[BEGIN Raw records]

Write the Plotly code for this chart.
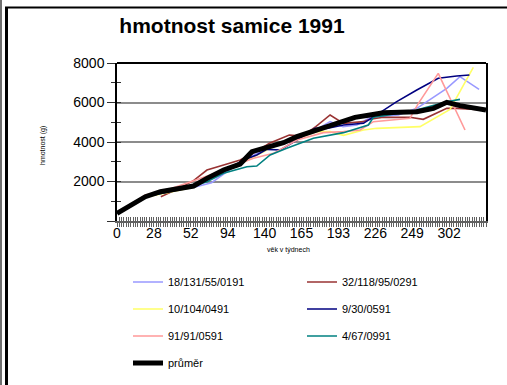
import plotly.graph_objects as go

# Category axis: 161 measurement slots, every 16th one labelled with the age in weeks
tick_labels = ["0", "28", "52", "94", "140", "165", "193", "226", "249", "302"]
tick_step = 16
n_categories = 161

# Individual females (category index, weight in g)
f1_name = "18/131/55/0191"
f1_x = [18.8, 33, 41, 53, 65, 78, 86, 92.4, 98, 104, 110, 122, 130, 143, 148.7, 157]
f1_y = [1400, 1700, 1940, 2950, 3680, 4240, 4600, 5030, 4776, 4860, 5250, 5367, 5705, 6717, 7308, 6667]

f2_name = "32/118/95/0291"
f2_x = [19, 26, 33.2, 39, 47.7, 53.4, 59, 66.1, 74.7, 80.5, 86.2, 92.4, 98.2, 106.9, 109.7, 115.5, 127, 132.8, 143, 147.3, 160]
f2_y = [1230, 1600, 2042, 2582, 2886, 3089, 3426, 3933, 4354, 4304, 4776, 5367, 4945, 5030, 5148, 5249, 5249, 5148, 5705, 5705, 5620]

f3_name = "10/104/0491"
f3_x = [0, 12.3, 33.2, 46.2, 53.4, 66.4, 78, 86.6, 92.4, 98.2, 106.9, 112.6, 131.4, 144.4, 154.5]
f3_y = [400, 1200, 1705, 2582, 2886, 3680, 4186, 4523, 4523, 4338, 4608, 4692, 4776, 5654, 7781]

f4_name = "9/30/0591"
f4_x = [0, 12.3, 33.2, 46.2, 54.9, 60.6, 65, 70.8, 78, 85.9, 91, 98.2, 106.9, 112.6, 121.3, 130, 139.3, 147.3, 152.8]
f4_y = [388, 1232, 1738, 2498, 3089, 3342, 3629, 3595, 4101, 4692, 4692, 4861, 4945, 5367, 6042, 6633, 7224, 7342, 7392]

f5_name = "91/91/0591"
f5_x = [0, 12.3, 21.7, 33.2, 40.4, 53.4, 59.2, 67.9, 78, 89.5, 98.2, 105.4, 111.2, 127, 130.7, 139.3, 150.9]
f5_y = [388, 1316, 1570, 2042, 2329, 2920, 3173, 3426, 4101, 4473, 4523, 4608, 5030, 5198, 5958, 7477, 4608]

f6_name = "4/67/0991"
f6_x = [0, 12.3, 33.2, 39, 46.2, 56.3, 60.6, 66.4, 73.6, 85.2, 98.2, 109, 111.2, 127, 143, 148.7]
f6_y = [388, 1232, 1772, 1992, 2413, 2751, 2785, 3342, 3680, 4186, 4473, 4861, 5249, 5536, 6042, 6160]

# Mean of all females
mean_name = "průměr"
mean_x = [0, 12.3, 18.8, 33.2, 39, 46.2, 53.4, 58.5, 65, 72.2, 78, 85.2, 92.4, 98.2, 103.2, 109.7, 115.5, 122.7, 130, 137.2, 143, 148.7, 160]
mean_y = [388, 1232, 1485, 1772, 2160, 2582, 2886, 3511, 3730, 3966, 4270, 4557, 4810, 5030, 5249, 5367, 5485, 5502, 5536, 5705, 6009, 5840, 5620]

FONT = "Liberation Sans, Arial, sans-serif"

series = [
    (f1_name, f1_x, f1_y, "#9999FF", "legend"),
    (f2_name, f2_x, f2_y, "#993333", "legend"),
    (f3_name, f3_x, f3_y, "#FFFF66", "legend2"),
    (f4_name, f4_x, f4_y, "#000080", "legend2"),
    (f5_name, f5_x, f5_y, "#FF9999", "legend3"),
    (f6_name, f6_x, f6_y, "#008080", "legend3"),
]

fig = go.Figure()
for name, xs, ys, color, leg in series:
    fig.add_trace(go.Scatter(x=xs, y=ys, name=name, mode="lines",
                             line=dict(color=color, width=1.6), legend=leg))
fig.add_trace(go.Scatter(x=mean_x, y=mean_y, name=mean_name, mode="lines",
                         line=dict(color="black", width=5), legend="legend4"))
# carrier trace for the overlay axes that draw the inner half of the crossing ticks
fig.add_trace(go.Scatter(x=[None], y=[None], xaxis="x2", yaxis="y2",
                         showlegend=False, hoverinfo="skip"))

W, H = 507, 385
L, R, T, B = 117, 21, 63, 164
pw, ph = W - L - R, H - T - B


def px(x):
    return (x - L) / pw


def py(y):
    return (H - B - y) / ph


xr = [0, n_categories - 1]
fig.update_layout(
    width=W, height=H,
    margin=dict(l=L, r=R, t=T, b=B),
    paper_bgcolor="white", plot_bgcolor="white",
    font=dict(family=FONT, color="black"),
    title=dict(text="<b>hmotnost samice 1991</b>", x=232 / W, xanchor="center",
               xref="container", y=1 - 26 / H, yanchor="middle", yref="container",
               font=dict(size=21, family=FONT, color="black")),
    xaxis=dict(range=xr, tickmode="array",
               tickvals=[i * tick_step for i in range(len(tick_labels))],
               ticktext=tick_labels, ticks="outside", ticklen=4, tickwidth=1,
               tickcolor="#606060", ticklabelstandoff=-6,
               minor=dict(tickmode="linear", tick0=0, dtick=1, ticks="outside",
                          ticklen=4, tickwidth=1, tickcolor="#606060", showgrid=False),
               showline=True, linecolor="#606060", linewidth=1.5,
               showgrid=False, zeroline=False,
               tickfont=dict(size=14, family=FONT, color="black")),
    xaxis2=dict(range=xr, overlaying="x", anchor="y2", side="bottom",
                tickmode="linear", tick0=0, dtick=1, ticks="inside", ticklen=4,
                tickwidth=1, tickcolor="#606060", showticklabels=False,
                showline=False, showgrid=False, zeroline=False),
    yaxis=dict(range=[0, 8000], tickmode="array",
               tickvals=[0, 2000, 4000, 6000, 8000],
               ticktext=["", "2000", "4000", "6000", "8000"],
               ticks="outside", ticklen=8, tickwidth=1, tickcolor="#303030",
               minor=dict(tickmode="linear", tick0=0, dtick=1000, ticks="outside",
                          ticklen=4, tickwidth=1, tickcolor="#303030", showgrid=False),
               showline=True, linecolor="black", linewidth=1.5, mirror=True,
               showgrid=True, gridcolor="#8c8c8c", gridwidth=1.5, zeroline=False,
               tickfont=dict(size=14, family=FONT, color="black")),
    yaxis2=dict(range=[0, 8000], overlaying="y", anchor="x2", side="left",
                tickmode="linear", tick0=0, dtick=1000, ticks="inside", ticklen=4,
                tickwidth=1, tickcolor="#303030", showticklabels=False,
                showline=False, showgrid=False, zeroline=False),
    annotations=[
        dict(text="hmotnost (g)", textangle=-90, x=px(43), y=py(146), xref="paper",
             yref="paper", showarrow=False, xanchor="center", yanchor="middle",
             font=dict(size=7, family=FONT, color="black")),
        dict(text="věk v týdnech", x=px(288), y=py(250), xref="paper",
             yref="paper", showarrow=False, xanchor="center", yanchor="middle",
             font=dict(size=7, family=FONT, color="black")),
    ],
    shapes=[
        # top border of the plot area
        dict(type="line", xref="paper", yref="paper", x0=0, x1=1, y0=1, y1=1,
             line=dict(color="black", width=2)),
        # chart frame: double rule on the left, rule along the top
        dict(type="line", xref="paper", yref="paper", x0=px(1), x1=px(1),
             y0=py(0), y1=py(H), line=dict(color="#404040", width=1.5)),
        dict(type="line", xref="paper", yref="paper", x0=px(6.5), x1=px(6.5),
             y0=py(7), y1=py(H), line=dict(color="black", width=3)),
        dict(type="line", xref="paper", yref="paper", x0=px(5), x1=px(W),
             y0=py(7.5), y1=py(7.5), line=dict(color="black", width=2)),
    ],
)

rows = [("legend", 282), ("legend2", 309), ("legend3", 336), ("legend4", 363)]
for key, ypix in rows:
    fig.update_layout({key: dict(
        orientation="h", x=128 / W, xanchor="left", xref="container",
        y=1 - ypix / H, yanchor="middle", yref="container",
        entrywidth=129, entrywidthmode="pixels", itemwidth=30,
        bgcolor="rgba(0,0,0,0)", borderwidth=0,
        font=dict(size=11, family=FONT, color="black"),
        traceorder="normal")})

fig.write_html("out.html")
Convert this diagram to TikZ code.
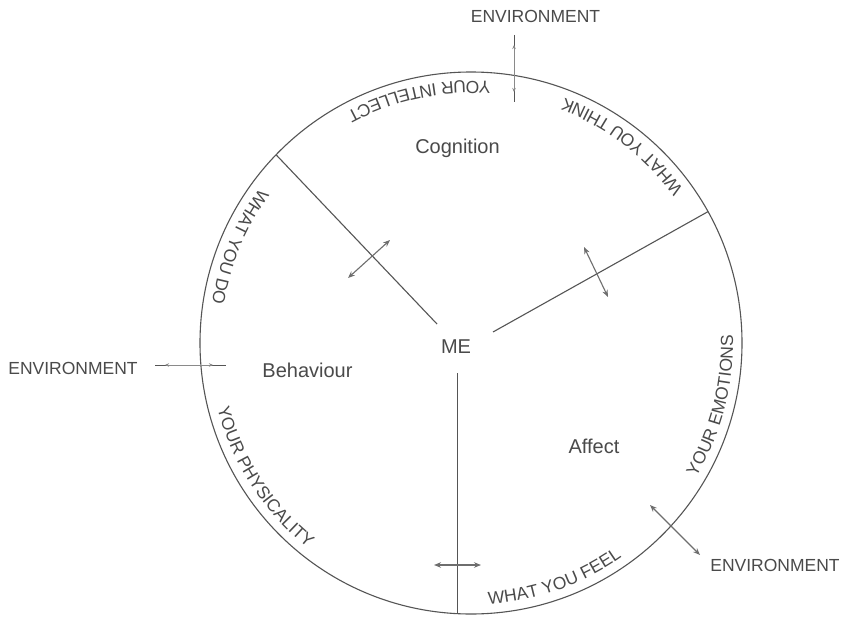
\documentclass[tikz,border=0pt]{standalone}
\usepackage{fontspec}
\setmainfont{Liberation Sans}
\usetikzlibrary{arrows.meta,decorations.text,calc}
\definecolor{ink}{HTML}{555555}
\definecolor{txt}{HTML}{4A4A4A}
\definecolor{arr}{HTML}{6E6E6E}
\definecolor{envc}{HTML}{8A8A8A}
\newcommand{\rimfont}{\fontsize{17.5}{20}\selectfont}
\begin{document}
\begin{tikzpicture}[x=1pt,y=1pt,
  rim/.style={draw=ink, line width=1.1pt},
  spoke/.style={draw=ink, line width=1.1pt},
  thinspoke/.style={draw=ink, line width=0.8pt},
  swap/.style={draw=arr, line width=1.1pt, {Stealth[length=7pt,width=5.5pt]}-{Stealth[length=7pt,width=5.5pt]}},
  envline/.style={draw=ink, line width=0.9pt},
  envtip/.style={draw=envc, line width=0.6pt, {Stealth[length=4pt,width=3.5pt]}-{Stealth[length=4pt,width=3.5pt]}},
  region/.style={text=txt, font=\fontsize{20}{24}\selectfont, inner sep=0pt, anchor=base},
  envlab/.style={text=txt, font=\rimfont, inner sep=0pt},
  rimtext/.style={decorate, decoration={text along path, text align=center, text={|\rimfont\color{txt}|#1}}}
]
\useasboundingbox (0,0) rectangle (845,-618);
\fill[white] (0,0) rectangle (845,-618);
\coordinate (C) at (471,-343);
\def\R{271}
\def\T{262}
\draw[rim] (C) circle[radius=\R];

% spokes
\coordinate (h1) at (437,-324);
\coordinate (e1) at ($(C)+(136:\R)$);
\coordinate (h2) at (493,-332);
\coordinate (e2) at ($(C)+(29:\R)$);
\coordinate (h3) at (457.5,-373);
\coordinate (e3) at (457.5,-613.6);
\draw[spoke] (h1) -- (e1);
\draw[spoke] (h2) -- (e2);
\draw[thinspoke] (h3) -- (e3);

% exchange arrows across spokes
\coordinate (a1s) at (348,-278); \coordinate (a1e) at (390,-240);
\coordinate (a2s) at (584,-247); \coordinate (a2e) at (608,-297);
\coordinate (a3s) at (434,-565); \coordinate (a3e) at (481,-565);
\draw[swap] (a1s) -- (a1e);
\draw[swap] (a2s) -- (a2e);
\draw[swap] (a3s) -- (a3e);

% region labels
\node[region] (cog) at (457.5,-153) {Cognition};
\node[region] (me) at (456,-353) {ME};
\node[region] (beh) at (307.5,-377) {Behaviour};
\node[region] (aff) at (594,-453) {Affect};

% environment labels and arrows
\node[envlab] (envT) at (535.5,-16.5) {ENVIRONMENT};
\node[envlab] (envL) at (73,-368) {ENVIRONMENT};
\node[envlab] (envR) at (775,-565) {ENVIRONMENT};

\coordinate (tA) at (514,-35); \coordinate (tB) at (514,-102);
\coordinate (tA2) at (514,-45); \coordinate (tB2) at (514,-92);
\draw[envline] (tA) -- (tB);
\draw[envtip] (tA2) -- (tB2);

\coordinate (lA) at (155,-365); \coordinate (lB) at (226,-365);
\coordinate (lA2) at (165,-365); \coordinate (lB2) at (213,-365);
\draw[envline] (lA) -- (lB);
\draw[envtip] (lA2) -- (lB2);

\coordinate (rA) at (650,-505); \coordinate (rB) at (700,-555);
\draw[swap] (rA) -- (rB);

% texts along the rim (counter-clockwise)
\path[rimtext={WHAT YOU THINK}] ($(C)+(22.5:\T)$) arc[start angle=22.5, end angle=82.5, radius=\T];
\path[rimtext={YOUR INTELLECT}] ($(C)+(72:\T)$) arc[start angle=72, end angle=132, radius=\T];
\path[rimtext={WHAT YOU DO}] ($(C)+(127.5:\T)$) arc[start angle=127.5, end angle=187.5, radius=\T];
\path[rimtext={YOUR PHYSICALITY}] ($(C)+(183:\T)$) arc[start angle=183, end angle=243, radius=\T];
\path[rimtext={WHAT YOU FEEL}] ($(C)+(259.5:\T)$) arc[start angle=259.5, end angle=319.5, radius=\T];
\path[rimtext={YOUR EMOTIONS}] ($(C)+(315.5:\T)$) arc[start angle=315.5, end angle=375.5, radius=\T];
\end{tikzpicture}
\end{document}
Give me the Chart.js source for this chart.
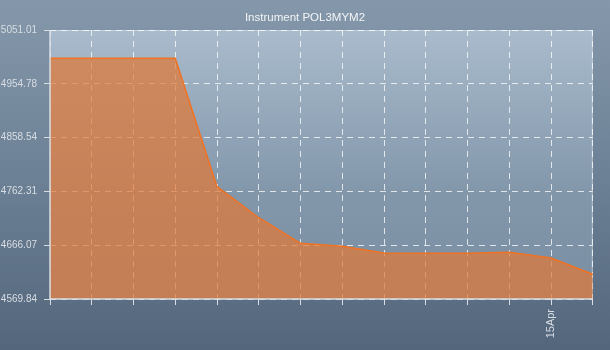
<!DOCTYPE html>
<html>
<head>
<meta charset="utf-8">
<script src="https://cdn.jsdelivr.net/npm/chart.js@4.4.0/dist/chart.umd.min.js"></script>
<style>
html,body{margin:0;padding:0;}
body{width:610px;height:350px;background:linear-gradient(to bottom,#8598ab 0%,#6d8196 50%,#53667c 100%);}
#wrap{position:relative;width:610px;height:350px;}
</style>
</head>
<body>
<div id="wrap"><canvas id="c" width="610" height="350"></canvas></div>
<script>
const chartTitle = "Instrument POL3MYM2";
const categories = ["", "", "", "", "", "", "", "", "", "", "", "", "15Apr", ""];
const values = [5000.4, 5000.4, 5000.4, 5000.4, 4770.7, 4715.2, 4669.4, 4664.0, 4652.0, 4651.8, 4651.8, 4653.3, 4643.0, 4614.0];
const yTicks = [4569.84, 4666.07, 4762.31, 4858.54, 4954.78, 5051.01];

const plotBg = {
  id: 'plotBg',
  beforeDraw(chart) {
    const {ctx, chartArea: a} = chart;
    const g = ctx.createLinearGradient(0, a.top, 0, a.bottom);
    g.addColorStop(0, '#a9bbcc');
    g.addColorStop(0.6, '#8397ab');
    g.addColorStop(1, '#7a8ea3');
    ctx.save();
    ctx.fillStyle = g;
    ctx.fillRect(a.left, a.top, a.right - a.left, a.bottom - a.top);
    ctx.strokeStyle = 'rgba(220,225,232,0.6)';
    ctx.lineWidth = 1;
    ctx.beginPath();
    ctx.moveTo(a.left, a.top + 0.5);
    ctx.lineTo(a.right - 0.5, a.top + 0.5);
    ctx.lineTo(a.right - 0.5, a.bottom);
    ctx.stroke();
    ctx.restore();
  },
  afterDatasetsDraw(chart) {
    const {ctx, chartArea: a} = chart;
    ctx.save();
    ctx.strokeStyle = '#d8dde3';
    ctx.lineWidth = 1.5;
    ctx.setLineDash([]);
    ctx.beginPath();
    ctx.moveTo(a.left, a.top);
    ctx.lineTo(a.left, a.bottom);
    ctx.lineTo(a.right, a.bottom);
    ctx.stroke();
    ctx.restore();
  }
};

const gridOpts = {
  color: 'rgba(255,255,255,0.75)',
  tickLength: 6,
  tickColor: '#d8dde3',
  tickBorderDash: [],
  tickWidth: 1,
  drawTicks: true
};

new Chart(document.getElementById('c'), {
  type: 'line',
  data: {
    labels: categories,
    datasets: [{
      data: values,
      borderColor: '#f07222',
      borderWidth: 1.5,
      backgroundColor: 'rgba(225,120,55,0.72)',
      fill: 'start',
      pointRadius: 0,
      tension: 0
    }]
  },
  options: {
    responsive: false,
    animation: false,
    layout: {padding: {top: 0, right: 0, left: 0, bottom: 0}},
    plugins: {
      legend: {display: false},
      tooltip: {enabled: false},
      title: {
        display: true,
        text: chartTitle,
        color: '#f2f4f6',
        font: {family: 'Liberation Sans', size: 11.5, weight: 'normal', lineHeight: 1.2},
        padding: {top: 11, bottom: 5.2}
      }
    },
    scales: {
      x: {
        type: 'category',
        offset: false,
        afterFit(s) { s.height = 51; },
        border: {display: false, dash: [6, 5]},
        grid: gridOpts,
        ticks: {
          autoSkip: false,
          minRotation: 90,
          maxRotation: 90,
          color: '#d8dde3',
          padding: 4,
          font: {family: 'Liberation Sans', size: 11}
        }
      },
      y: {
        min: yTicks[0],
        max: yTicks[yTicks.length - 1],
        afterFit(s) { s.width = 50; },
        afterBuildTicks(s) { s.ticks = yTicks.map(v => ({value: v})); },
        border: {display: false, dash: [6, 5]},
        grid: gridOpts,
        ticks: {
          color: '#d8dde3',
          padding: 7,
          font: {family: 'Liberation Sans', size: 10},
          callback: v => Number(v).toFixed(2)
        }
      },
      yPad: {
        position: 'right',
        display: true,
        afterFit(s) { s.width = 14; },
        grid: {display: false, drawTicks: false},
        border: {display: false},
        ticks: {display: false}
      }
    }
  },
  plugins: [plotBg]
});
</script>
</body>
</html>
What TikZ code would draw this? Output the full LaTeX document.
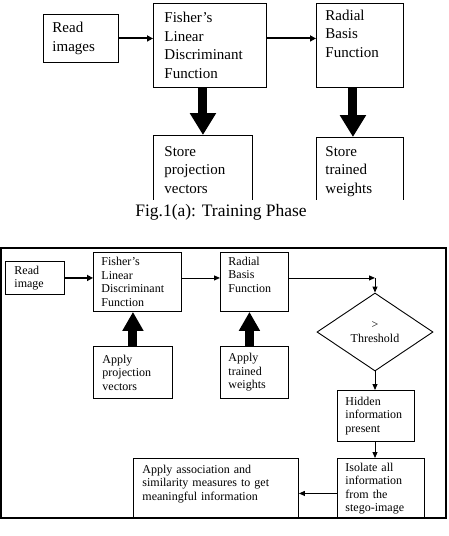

[END Raw records]

Copy out exactly the material that runs from the line with "Convert this diagram to TikZ code." to the line with "(aff) at (594,-453)", ends included, and leave the pictures behind.

* [Task result]
Convert this diagram to TikZ code.
\documentclass[tikz,border=0pt]{standalone}
\usepackage{fontspec}
\setmainfont{Liberation Sans}
\usetikzlibrary{arrows.meta,decorations.text,calc}
\definecolor{ink}{HTML}{555555}
\definecolor{txt}{HTML}{4A4A4A}
\definecolor{arr}{HTML}{6E6E6E}
\definecolor{envc}{HTML}{8A8A8A}
\newcommand{\rimfont}{\fontsize{17.5}{20}\selectfont}
\begin{document}
\begin{tikzpicture}[x=1pt,y=1pt,
  rim/.style={draw=ink, line width=1.1pt},
  spoke/.style={draw=ink, line width=1.1pt},
  thinspoke/.style={draw=ink, line width=0.8pt},
  swap/.style={draw=arr, line width=1.1pt, {Stealth[length=7pt,width=5.5pt]}-{Stealth[length=7pt,width=5.5pt]}},
  envline/.style={draw=ink, line width=0.9pt},
  envtip/.style={draw=envc, line width=0.6pt, {Stealth[length=4pt,width=3.5pt]}-{Stealth[length=4pt,width=3.5pt]}},
  region/.style={text=txt, font=\fontsize{20}{24}\selectfont, inner sep=0pt, anchor=base},
  envlab/.style={text=txt, font=\rimfont, inner sep=0pt},
  rimtext/.style={decorate, decoration={text along path, text align=center, text={|\rimfont\color{txt}|#1}}}
]
\useasboundingbox (0,0) rectangle (845,-618);
\fill[white] (0,0) rectangle (845,-618);
\coordinate (C) at (471,-343);
\def\R{271}
\def\T{262}
\draw[rim] (C) circle[radius=\R];

% spokes
\coordinate (h1) at (437,-324);
\coordinate (e1) at ($(C)+(136:\R)$);
\coordinate (h2) at (493,-332);
\coordinate (e2) at ($(C)+(29:\R)$);
\coordinate (h3) at (457.5,-373);
\coordinate (e3) at (457.5,-613.6);
\draw[spoke] (h1) -- (e1);
\draw[spoke] (h2) -- (e2);
\draw[thinspoke] (h3) -- (e3);

% exchange arrows across spokes
\coordinate (a1s) at (348,-278); \coordinate (a1e) at (390,-240);
\coordinate (a2s) at (584,-247); \coordinate (a2e) at (608,-297);
\coordinate (a3s) at (434,-565); \coordinate (a3e) at (481,-565);
\draw[swap] (a1s) -- (a1e);
\draw[swap] (a2s) -- (a2e);
\draw[swap] (a3s) -- (a3e);

% region labels
\node[region] (cog) at (457.5,-153) {Cognition};
\node[region] (me) at (456,-353) {ME};
\node[region] (beh) at (307.5,-377) {Behaviour};
\node[region] (aff) at (594,-453) {Affect};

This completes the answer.